Output the material beneath this task exactly, images excluded.

::::::::

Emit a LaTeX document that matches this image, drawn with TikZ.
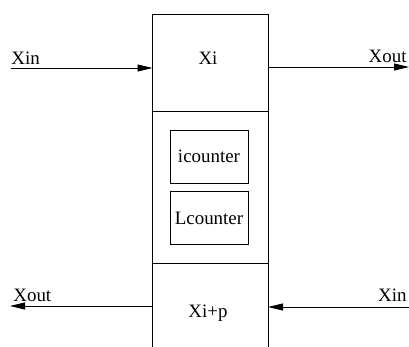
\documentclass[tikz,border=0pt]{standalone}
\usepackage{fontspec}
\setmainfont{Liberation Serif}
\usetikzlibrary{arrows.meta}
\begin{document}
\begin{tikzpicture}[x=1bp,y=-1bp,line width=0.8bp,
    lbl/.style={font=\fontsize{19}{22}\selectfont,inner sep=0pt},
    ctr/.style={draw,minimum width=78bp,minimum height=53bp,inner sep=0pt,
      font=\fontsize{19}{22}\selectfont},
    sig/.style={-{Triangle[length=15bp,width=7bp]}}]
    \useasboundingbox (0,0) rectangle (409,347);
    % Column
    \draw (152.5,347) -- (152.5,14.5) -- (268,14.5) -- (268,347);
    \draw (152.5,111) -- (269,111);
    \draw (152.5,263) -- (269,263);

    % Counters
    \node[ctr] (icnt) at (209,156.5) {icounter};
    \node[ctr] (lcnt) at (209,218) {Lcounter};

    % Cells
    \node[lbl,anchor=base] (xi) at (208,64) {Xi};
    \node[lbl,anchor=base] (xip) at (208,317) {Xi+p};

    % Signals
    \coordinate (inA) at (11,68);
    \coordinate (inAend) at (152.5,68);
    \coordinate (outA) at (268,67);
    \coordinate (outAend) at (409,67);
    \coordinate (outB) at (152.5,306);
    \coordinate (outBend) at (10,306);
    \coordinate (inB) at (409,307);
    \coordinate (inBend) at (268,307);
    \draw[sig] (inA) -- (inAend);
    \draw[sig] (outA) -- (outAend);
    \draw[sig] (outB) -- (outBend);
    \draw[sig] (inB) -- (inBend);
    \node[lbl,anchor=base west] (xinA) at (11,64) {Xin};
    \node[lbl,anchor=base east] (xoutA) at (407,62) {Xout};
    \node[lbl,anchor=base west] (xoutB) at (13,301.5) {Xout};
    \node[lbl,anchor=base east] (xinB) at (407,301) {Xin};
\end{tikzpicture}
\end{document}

::::::::

RESPONSE BELOW =>
Emit a LaTeX document that matches this image, drawn with TikZ.
\documentclass[tikz,border=0pt]{standalone}
\usepackage{fontspec}
\setmainfont{Liberation Serif}
\usetikzlibrary{arrows.meta}
\begin{document}
\begin{tikzpicture}[x=1bp,y=-1bp,line width=0.8bp,
    lbl/.style={font=\fontsize{19}{22}\selectfont,inner sep=0pt},
    ctr/.style={draw,minimum width=78bp,minimum height=53bp,inner sep=0pt,
      font=\fontsize{19}{22}\selectfont},
    sig/.style={-{Triangle[length=15bp,width=7bp]}}]
    \useasboundingbox (0,0) rectangle (409,347);
    % Column
    \draw (152.5,347) -- (152.5,14.5) -- (268,14.5) -- (268,347);
    \draw (152.5,111) -- (269,111);
    \draw (152.5,263) -- (269,263);

    % Counters
    \node[ctr] (icnt) at (209,156.5) {icounter};
    \node[ctr] (lcnt) at (209,218) {Lcounter};

    % Cells
    \node[lbl,anchor=base] (xi) at (208,64) {Xi};
    \node[lbl,anchor=base] (xip) at (208,317) {Xi+p};

    % Signals
    \coordinate (inA) at (11,68);
    \coordinate (inAend) at (152.5,68);
    \coordinate (outA) at (268,67);
    \coordinate (outAend) at (409,67);
    \coordinate (outB) at (152.5,306);
    \coordinate (outBend) at (10,306);
    \coordinate (inB) at (409,307);
    \coordinate (inBend) at (268,307);
    \draw[sig] (inA) -- (inAend);
    \draw[sig] (outA) -- (outAend);
    \draw[sig] (outB) -- (outBend);
    \draw[sig] (inB) -- (inBend);
    \node[lbl,anchor=base west] (xinA) at (11,64) {Xin};
    \node[lbl,anchor=base east] (xoutA) at (407,62) {Xout};
    \node[lbl,anchor=base west] (xoutB) at (13,301.5) {Xout};
    \node[lbl,anchor=base east] (xinB) at (407,301) {Xin};
\end{tikzpicture}
\end{document}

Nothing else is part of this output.